His personality? That’s just Mazzulla. He’s stoic, quirky, awkward even, a Salinger character brought to life. He shows UFC fights in film sessions and once attempted to block an opposing player from getting a free shot going into a timeout. In April, after Mazzulla was named the NBA’s Coach of the Month, White congratulated him. “He just looked at me and said, ‘Nobody cares,’ ” White recalled. During the Finals, Mazzulla was asked about the significance of the series featuring two Black coaches. Mazzulla wondered how many coaches had been Christian. On the eve of Game 5, Mazzulla, responding to a question about joining Red Auerbach in the ranks of Celtics championship coaches, said, “that will never happen if you don’t run back on defense, rebound, execute and get to your spacing.”
“He’s crazy,” Holiday said. “Anybody who knows Joe knows he’s crazy, and that’s pretty much it. But I think it’s maybe controlled madness. It’s definitely his way of preparing us and I feel like preparing himself.”

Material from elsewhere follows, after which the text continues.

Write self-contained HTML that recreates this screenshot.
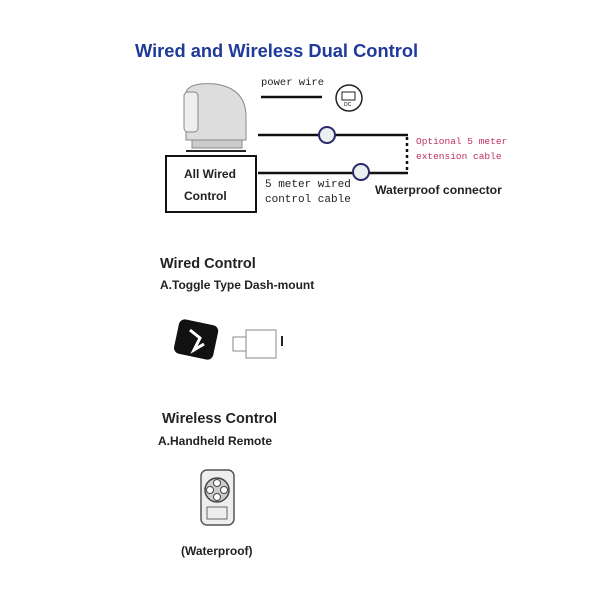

But it worked. It all worked. And it may again. The NBA has collectively bargained dynasties out in recent years, with Boston the sixth different team to win a title in as many seasons. But these Celtics have staying power. The entire rotation is under contract next season with Tatum, Brown and Porzingis under 30 years old. Stevens has a full cache of draft picks to work with. When the celebration is over, after the duck boat–led parade has finished, the expectations will return.
“It’s Boston,” Mazzulla said. “Like, we wouldn’t want it any other way.”